1. let [id] ascend i++ and for an integer type
2. let [id] descend i--
3. let [id] be [expression] i = expression
4. let there be [expression] added to [id] i += expr
5. let there be [expression] conspired from [id] i -= expr
6. let there be [expression] dividing [id] i /= expr
7. let there be [expression] empowering to [id] i *= expr
8. let there be [expression] reminding [id] i %= expr

Expression

A expression can be:

1. Function call
2. Number, string, list (book<1, 2, 3>), boolean value
3. Variable identifiers and chained structure addressing (from)
4. One of the predefined functions (if the return type is correct in the context of the expresssion)
5. none (number 0 actually)
6. one (number 1 actually)
7. Expression enclosed in '< >'

Any of the above in a correct combination with operators:

1. adding (+)
2. conspiring (-)
3. dividing (/)
4. reminding (%)
5. empowering (*)
6. is (==)
7. is not (!=)
8. lower than (<)
9. greater than (>)
10. up to lower than (<=)
11. down to greater than (>=)

What is a "correct combination"?:

1. adding (numbers, strings, lists)
2. conspiring (numbers)
3. dividing (numbers)
4. reminding (numbers)
5. empowering (numbers, numbers+strings with give a pythonic result)
6. Comparison operators and only be used with numeric types

Anything else can and will (I hope so) generate a runtime error

Some examples of correct expressions:

1 adding 5 // 6
2 empowering <5 adding 1> // 12
book<1, 2, 3> // list containing 1, 2, 3
book<1, 2, 3> + book<3, 2, 1> // book<1, 2, 3, 3, 2, 1>
"hey" + ", mate" // "hey, mate"
"hey" empowering 5 // "heyheyheyheyhey"
5 empowering "hey" // "heyheyheyheyhey"
untruth is indeed // untruth

Complex types

A "struct" type declaration is done using proclaim

proclaim <type_name>
<
	[type] fixed? [identifier],
	...,
	[type] fixed? [identifier]
>

Members of a struct can be accessed with [identifier] from [var_identifier]

In this example, member a is accessed from p with a from p. from can be chained if more layers of complex types are present, like a from b from c from var.

proclaim pair
<
	whole a,
	whole b
>
enter pair p
quote<a from p>
quote<b from p>

Predefined functions

quote<[expr]> Output an expression (quote<1 adding 2>)

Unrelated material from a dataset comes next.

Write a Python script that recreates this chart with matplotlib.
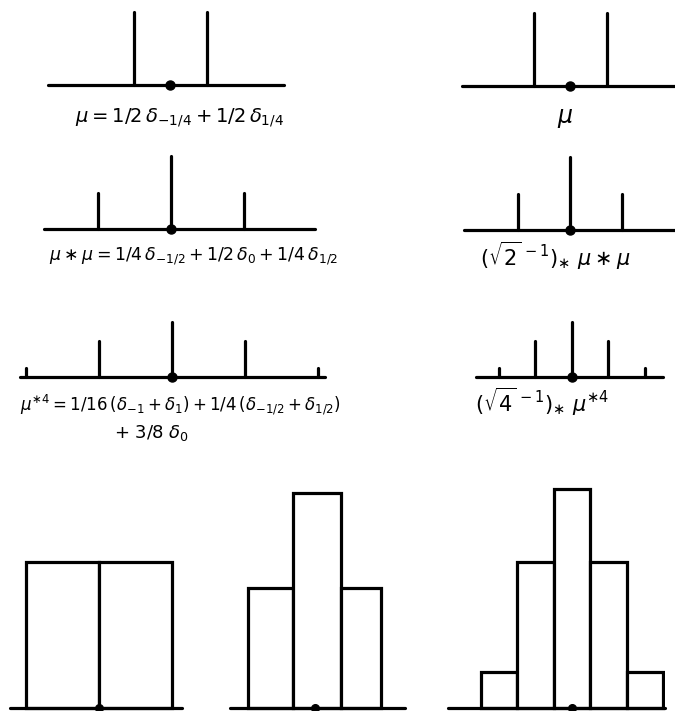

summon<[var]> Inputs a value of the same type as var into var

verbose<[expr]> Simmilar to str() in python

numeric<[expr]> Simmilar to int() in python

IF Statement

ask whether <[expression]> then
<
	...
>
otherwise
<
	...
>

While

To exit or continue any loop use break free and continue

since [expression] 
<
	...
>

For

for [assignment], since [expression], [assignment]
<
	...
>

Function declaration

describe [func_id] as [type] adventure of < [type] [id], [type] [id], ... >
<
	...
	exeunt [expr]! // Return statement. Should be the same as function return type
>

Lists

1. Adding to back: write chapter [expression] to [id]
2. Adding to position write [expression] as chapter [expression] to [id]
3. Removing from position erase chapter [expression] of [id]
4. Indexing chapter [expression] of [id] (chapter 5 of arr will return the element at position 5, starting from 0)

Comments

There are no comments. Because f*ck you, that's why.

Bugs and unimplemented stuff

1. One should be able to assign a complex variable to another complex variable
2. Implement &&, ||, ! for boolean expressions
3. If you can declare a fixed variable in a struct, you should be able to assign it right away

If you made it to the end, take your cookie, you glorious reader!